Required work: Copy nothing but the text: reproduce each line of the listing exactly and leave the pictures out.

Dataset section:
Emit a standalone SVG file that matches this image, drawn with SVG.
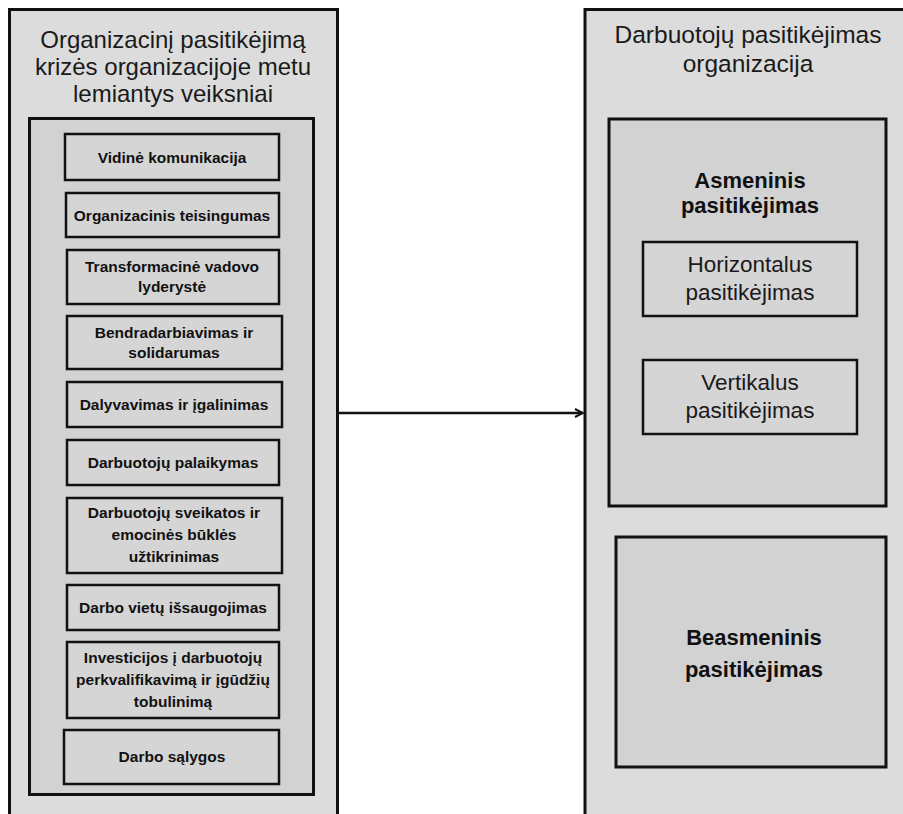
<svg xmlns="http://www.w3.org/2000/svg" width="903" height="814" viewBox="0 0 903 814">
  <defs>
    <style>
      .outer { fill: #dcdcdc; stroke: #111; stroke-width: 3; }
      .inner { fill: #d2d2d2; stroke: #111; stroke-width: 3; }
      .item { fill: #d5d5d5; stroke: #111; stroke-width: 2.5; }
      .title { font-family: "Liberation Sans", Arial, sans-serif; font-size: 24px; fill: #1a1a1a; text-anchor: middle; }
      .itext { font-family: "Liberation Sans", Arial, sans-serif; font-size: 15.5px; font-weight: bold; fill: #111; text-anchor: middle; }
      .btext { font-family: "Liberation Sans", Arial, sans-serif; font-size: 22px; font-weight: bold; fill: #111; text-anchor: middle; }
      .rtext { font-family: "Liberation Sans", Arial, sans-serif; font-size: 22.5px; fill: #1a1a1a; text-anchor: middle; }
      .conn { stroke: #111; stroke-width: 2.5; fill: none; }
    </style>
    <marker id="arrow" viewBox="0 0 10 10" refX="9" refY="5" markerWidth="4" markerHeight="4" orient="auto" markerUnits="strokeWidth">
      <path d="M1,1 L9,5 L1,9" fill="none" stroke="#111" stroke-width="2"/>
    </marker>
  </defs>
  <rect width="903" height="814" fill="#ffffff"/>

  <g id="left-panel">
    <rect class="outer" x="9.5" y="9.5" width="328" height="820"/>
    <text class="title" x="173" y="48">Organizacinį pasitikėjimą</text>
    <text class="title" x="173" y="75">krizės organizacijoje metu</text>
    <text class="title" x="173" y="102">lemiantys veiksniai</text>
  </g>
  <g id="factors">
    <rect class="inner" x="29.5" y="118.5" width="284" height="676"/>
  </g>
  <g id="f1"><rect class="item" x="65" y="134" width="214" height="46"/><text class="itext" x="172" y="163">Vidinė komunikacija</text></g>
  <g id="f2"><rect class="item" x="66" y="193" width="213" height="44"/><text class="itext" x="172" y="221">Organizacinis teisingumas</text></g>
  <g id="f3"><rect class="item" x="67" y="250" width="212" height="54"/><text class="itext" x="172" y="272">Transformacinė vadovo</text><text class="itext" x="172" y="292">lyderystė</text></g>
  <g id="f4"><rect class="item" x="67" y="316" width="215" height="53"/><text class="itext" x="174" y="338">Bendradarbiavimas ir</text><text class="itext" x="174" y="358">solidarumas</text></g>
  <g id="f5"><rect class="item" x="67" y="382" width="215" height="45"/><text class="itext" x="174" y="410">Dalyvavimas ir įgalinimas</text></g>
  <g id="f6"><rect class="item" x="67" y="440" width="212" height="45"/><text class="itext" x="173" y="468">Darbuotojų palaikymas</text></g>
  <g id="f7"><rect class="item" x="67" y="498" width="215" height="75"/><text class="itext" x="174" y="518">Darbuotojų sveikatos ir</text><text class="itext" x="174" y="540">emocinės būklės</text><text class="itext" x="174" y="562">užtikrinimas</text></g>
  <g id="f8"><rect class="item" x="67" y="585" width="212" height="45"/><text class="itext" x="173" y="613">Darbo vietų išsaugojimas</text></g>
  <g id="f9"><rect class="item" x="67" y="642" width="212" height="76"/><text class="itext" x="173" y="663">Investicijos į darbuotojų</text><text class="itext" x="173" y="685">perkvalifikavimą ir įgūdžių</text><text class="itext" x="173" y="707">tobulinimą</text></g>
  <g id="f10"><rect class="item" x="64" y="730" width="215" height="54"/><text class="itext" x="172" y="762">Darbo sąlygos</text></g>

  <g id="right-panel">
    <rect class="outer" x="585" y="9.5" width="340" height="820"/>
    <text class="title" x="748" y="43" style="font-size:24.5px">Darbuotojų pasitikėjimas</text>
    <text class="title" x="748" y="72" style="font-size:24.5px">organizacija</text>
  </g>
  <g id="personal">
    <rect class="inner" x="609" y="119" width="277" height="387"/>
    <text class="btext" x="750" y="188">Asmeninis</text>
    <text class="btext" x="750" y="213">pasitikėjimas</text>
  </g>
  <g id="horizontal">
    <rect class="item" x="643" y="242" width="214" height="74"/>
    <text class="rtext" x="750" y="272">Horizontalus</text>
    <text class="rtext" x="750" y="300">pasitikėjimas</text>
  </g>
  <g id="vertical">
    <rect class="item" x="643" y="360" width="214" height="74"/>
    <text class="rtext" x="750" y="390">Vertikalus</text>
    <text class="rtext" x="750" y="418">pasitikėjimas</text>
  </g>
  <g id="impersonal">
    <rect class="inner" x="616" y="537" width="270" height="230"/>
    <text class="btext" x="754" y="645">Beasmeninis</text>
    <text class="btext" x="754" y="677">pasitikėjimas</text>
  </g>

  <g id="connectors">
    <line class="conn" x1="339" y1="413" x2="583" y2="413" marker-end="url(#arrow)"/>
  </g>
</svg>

Response:
Emit a standalone SVG file that matches this image, drawn with SVG.
<svg xmlns="http://www.w3.org/2000/svg" width="903" height="814" viewBox="0 0 903 814">
  <defs>
    <style>
      .outer { fill: #dcdcdc; stroke: #111; stroke-width: 3; }
      .inner { fill: #d2d2d2; stroke: #111; stroke-width: 3; }
      .item { fill: #d5d5d5; stroke: #111; stroke-width: 2.5; }
      .title { font-family: "Liberation Sans", Arial, sans-serif; font-size: 24px; fill: #1a1a1a; text-anchor: middle; }
      .itext { font-family: "Liberation Sans", Arial, sans-serif; font-size: 15.5px; font-weight: bold; fill: #111; text-anchor: middle; }
      .btext { font-family: "Liberation Sans", Arial, sans-serif; font-size: 22px; font-weight: bold; fill: #111; text-anchor: middle; }
      .rtext { font-family: "Liberation Sans", Arial, sans-serif; font-size: 22.5px; fill: #1a1a1a; text-anchor: middle; }
      .conn { stroke: #111; stroke-width: 2.5; fill: none; }
    </style>
    <marker id="arrow" viewBox="0 0 10 10" refX="9" refY="5" markerWidth="4" markerHeight="4" orient="auto" markerUnits="strokeWidth">
      <path d="M1,1 L9,5 L1,9" fill="none" stroke="#111" stroke-width="2"/>
    </marker>
  </defs>
  <rect width="903" height="814" fill="#ffffff"/>

  <g id="left-panel">
    <rect class="outer" x="9.5" y="9.5" width="328" height="820"/>
    <text class="title" x="173" y="48">Organizacinį pasitikėjimą</text>
    <text class="title" x="173" y="75">krizės organizacijoje metu</text>
    <text class="title" x="173" y="102">lemiantys veiksniai</text>
  </g>
  <g id="factors">
    <rect class="inner" x="29.5" y="118.5" width="284" height="676"/>
  </g>
  <g id="f1"><rect class="item" x="65" y="134" width="214" height="46"/><text class="itext" x="172" y="163">Vidinė komunikacija</text></g>
  <g id="f2"><rect class="item" x="66" y="193" width="213" height="44"/><text class="itext" x="172" y="221">Organizacinis teisingumas</text></g>
  <g id="f3"><rect class="item" x="67" y="250" width="212" height="54"/><text class="itext" x="172" y="272">Transformacinė vadovo</text><text class="itext" x="172" y="292">lyderystė</text></g>
  <g id="f4"><rect class="item" x="67" y="316" width="215" height="53"/><text class="itext" x="174" y="338">Bendradarbiavimas ir</text><text class="itext" x="174" y="358">solidarumas</text></g>
  <g id="f5"><rect class="item" x="67" y="382" width="215" height="45"/><text class="itext" x="174" y="410">Dalyvavimas ir įgalinimas</text></g>
  <g id="f6"><rect class="item" x="67" y="440" width="212" height="45"/><text class="itext" x="173" y="468">Darbuotojų palaikymas</text></g>
  <g id="f7"><rect class="item" x="67" y="498" width="215" height="75"/><text class="itext" x="174" y="518">Darbuotojų sveikatos ir</text><text class="itext" x="174" y="540">emocinės būklės</text><text class="itext" x="174" y="562">užtikrinimas</text></g>
  <g id="f8"><rect class="item" x="67" y="585" width="212" height="45"/><text class="itext" x="173" y="613">Darbo vietų išsaugojimas</text></g>
  <g id="f9"><rect class="item" x="67" y="642" width="212" height="76"/><text class="itext" x="173" y="663">Investicijos į darbuotojų</text><text class="itext" x="173" y="685">perkvalifikavimą ir įgūdžių</text><text class="itext" x="173" y="707">tobulinimą</text></g>
  <g id="f10"><rect class="item" x="64" y="730" width="215" height="54"/><text class="itext" x="172" y="762">Darbo sąlygos</text></g>

  <g id="right-panel">
    <rect class="outer" x="585" y="9.5" width="340" height="820"/>
    <text class="title" x="748" y="43" style="font-size:24.5px">Darbuotojų pasitikėjimas</text>
    <text class="title" x="748" y="72" style="font-size:24.5px">organizacija</text>
  </g>
  <g id="personal">
    <rect class="inner" x="609" y="119" width="277" height="387"/>
    <text class="btext" x="750" y="188">Asmeninis</text>
    <text class="btext" x="750" y="213">pasitikėjimas</text>
  </g>
  <g id="horizontal">
    <rect class="item" x="643" y="242" width="214" height="74"/>
    <text class="rtext" x="750" y="272">Horizontalus</text>
    <text class="rtext" x="750" y="300">pasitikėjimas</text>
  </g>
  <g id="vertical">
    <rect class="item" x="643" y="360" width="214" height="74"/>
    <text class="rtext" x="750" y="390">Vertikalus</text>
    <text class="rtext" x="750" y="418">pasitikėjimas</text>
  </g>
  <g id="impersonal">
    <rect class="inner" x="616" y="537" width="270" height="230"/>
    <text class="btext" x="754" y="645">Beasmeninis</text>
    <text class="btext" x="754" y="677">pasitikėjimas</text>
  </g>

  <g id="connectors">
    <line class="conn" x1="339" y1="413" x2="583" y2="413" marker-end="url(#arrow)"/>
  </g>
</svg>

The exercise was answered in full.